- Set problem:
Give the listing again character for character, but drop the images.

- Source excerpt:
^^^^^^^^

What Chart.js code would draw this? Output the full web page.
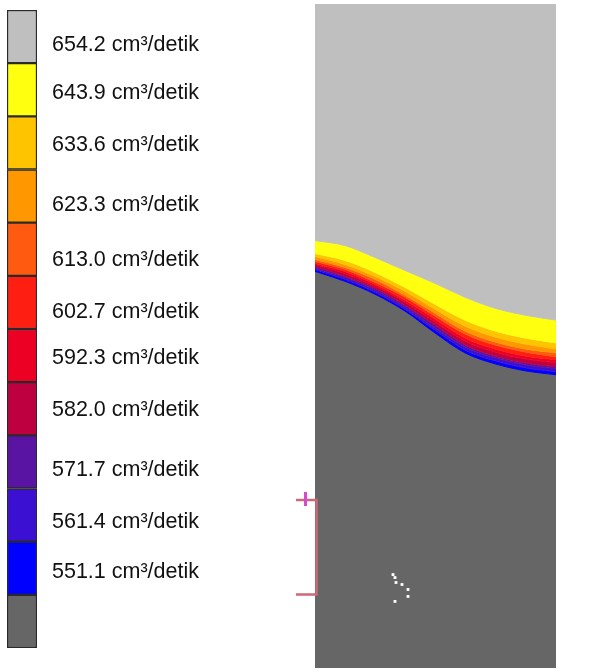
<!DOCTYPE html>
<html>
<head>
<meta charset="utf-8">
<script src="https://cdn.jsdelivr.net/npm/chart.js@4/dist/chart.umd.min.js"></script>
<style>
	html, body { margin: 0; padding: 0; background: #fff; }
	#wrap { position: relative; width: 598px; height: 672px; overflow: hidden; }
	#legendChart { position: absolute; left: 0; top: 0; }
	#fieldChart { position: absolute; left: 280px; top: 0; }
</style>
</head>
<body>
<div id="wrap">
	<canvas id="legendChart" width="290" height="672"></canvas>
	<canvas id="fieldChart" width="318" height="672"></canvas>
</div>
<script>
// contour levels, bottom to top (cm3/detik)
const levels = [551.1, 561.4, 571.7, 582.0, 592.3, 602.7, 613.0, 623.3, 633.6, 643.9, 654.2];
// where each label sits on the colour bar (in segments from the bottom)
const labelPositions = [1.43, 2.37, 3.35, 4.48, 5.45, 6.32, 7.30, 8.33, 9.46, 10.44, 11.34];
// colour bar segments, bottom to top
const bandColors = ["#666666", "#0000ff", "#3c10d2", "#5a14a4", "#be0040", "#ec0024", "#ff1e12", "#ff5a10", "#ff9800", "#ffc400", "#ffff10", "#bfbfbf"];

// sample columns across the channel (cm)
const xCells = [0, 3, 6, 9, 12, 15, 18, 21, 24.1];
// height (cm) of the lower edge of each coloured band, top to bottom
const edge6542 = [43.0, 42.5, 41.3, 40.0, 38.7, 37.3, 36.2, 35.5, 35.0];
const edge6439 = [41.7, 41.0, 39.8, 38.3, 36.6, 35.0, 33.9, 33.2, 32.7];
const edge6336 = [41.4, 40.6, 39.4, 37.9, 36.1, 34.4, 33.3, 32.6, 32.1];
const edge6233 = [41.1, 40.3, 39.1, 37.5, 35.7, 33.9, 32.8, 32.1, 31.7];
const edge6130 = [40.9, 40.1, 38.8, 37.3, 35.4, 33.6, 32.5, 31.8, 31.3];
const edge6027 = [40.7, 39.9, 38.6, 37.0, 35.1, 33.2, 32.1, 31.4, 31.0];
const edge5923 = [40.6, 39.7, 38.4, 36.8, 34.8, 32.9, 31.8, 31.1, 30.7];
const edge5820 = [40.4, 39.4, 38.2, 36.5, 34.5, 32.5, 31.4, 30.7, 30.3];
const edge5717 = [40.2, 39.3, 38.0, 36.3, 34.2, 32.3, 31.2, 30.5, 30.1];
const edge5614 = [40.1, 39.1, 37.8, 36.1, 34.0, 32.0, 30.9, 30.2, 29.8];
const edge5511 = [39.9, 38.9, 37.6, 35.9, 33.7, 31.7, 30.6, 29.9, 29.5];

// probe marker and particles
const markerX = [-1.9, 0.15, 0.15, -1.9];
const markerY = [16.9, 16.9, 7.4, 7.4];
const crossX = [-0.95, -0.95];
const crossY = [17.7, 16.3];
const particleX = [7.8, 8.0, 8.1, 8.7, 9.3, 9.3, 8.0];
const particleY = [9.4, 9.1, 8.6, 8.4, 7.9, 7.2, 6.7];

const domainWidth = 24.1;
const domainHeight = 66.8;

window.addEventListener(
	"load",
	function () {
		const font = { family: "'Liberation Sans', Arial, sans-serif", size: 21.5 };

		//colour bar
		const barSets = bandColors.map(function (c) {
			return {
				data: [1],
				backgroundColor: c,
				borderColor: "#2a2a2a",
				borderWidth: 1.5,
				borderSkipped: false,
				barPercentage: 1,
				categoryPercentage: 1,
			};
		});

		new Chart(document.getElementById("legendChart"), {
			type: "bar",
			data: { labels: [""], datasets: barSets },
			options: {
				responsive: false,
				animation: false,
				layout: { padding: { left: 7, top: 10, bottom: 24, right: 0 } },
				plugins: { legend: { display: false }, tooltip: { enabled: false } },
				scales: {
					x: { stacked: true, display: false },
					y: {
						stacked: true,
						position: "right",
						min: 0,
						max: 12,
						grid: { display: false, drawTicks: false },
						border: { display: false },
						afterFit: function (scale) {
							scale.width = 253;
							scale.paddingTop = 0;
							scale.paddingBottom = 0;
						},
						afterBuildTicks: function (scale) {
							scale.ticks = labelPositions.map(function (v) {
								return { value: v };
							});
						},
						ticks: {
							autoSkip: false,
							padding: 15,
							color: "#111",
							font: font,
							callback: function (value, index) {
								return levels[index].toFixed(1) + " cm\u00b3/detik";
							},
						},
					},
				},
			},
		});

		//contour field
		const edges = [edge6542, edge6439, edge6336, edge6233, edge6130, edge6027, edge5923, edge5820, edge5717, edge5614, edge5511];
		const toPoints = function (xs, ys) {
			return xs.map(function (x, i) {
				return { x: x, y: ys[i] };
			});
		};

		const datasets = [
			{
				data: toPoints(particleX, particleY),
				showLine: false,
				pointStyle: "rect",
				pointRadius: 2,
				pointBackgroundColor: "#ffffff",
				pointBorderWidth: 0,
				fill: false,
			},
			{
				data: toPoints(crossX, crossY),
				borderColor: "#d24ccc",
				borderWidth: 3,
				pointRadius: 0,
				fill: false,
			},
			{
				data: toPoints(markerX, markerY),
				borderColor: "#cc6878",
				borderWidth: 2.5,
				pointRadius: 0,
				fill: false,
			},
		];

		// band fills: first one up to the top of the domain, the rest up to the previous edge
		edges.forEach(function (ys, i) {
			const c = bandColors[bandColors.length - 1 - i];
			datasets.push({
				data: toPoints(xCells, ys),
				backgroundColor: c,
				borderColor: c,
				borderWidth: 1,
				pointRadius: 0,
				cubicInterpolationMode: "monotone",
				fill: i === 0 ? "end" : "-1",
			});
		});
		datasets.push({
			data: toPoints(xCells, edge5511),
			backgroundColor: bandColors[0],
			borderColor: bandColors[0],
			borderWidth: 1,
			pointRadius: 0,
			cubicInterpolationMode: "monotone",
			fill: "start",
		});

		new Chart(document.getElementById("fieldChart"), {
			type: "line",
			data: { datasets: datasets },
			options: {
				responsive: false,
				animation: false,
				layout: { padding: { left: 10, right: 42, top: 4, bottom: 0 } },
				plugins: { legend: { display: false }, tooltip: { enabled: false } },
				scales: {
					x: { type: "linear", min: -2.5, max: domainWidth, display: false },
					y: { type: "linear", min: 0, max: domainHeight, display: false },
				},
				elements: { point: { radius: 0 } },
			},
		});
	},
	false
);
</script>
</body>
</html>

^^^^^^^^

- Task answer:
What Chart.js code would draw this? Output the full web page.
<!DOCTYPE html>
<html>
<head>
<meta charset="utf-8">
<script src="https://cdn.jsdelivr.net/npm/chart.js@4/dist/chart.umd.min.js"></script>
<style>
	html, body { margin: 0; padding: 0; background: #fff; }
	#wrap { position: relative; width: 598px; height: 672px; overflow: hidden; }
	#legendChart { position: absolute; left: 0; top: 0; }
	#fieldChart { position: absolute; left: 280px; top: 0; }
</style>
</head>
<body>
<div id="wrap">
	<canvas id="legendChart" width="290" height="672"></canvas>
	<canvas id="fieldChart" width="318" height="672"></canvas>
</div>
<script>
// contour levels, bottom to top (cm3/detik)
const levels = [551.1, 561.4, 571.7, 582.0, 592.3, 602.7, 613.0, 623.3, 633.6, 643.9, 654.2];
// where each label sits on the colour bar (in segments from the bottom)
const labelPositions = [1.43, 2.37, 3.35, 4.48, 5.45, 6.32, 7.30, 8.33, 9.46, 10.44, 11.34];
// colour bar segments, bottom to top
const bandColors = ["#666666", "#0000ff", "#3c10d2", "#5a14a4", "#be0040", "#ec0024", "#ff1e12", "#ff5a10", "#ff9800", "#ffc400", "#ffff10", "#bfbfbf"];

// sample columns across the channel (cm)
const xCells = [0, 3, 6, 9, 12, 15, 18, 21, 24.1];
// height (cm) of the lower edge of each coloured band, top to bottom
const edge6542 = [43.0, 42.5, 41.3, 40.0, 38.7, 37.3, 36.2, 35.5, 35.0];
const edge6439 = [41.7, 41.0, 39.8, 38.3, 36.6, 35.0, 33.9, 33.2, 32.7];
const edge6336 = [41.4, 40.6, 39.4, 37.9, 36.1, 34.4, 33.3, 32.6, 32.1];
const edge6233 = [41.1, 40.3, 39.1, 37.5, 35.7, 33.9, 32.8, 32.1, 31.7];
const edge6130 = [40.9, 40.1, 38.8, 37.3, 35.4, 33.6, 32.5, 31.8, 31.3];
const edge6027 = [40.7, 39.9, 38.6, 37.0, 35.1, 33.2, 32.1, 31.4, 31.0];
const edge5923 = [40.6, 39.7, 38.4, 36.8, 34.8, 32.9, 31.8, 31.1, 30.7];
const edge5820 = [40.4, 39.4, 38.2, 36.5, 34.5, 32.5, 31.4, 30.7, 30.3];
const edge5717 = [40.2, 39.3, 38.0, 36.3, 34.2, 32.3, 31.2, 30.5, 30.1];
const edge5614 = [40.1, 39.1, 37.8, 36.1, 34.0, 32.0, 30.9, 30.2, 29.8];
const edge5511 = [39.9, 38.9, 37.6, 35.9, 33.7, 31.7, 30.6, 29.9, 29.5];

// probe marker and particles
const markerX = [-1.9, 0.15, 0.15, -1.9];
const markerY = [16.9, 16.9, 7.4, 7.4];
const crossX = [-0.95, -0.95];
const crossY = [17.7, 16.3];
const particleX = [7.8, 8.0, 8.1, 8.7, 9.3, 9.3, 8.0];
const particleY = [9.4, 9.1, 8.6, 8.4, 7.9, 7.2, 6.7];

const domainWidth = 24.1;
const domainHeight = 66.8;

window.addEventListener(
	"load",
	function () {
		const font = { family: "'Liberation Sans', Arial, sans-serif", size: 21.5 };

		//colour bar
		const barSets = bandColors.map(function (c) {
			return {
				data: [1],
				backgroundColor: c,
				borderColor: "#2a2a2a",
				borderWidth: 1.5,
				borderSkipped: false,
				barPercentage: 1,
				categoryPercentage: 1,
			};
		});

		new Chart(document.getElementById("legendChart"), {
			type: "bar",
			data: { labels: [""], datasets: barSets },
			options: {
				responsive: false,
				animation: false,
				layout: { padding: { left: 7, top: 10, bottom: 24, right: 0 } },
				plugins: { legend: { display: false }, tooltip: { enabled: false } },
				scales: {
					x: { stacked: true, display: false },
					y: {
						stacked: true,
						position: "right",
						min: 0,
						max: 12,
						grid: { display: false, drawTicks: false },
						border: { display: false },
						afterFit: function (scale) {
							scale.width = 253;
							scale.paddingTop = 0;
							scale.paddingBottom = 0;
						},
						afterBuildTicks: function (scale) {
							scale.ticks = labelPositions.map(function (v) {
								return { value: v };
							});
						},
						ticks: {
							autoSkip: false,
							padding: 15,
							color: "#111",
							font: font,
							callback: function (value, index) {
								return levels[index].toFixed(1) + " cm\u00b3/detik";
							},
						},
					},
				},
			},
		});

		//contour field
		const edges = [edge6542, edge6439, edge6336, edge6233, edge6130, edge6027, edge5923, edge5820, edge5717, edge5614, edge5511];
		const toPoints = function (xs, ys) {
			return xs.map(function (x, i) {
				return { x: x, y: ys[i] };
			});
		};

		const datasets = [
			{
				data: toPoints(particleX, particleY),
				showLine: false,
				pointStyle: "rect",
				pointRadius: 2,
				pointBackgroundColor: "#ffffff",
				pointBorderWidth: 0,
				fill: false,
			},
			{
				data: toPoints(crossX, crossY),
				borderColor: "#d24ccc",
				borderWidth: 3,
				pointRadius: 0,
				fill: false,
			},
			{
				data: toPoints(markerX, markerY),
				borderColor: "#cc6878",
				borderWidth: 2.5,
				pointRadius: 0,
				fill: false,
			},
		];

		// band fills: first one up to the top of the domain, the rest up to the previous edge
		edges.forEach(function (ys, i) {
			const c = bandColors[bandColors.length - 1 - i];
			datasets.push({
				data: toPoints(xCells, ys),
				backgroundColor: c,
				borderColor: c,
				borderWidth: 1,
				pointRadius: 0,
				cubicInterpolationMode: "monotone",
				fill: i === 0 ? "end" : "-1",
			});
		});
		datasets.push({
			data: toPoints(xCells, edge5511),
			backgroundColor: bandColors[0],
			borderColor: bandColors[0],
			borderWidth: 1,
			pointRadius: 0,
			cubicInterpolationMode: "monotone",
			fill: "start",
		});

		new Chart(document.getElementById("fieldChart"), {
			type: "line",
			data: { datasets: datasets },
			options: {
				responsive: false,
				animation: false,
				layout: { padding: { left: 10, right: 42, top: 4, bottom: 0 } },
				plugins: { legend: { display: false }, tooltip: { enabled: false } },
				scales: {
					x: { type: "linear", min: -2.5, max: domainWidth, display: false },
					y: { type: "linear", min: 0, max: domainHeight, display: false },
				},
				elements: { point: { radius: 0 } },
			},
		});
	},
	false
);
</script>
</body>
</html>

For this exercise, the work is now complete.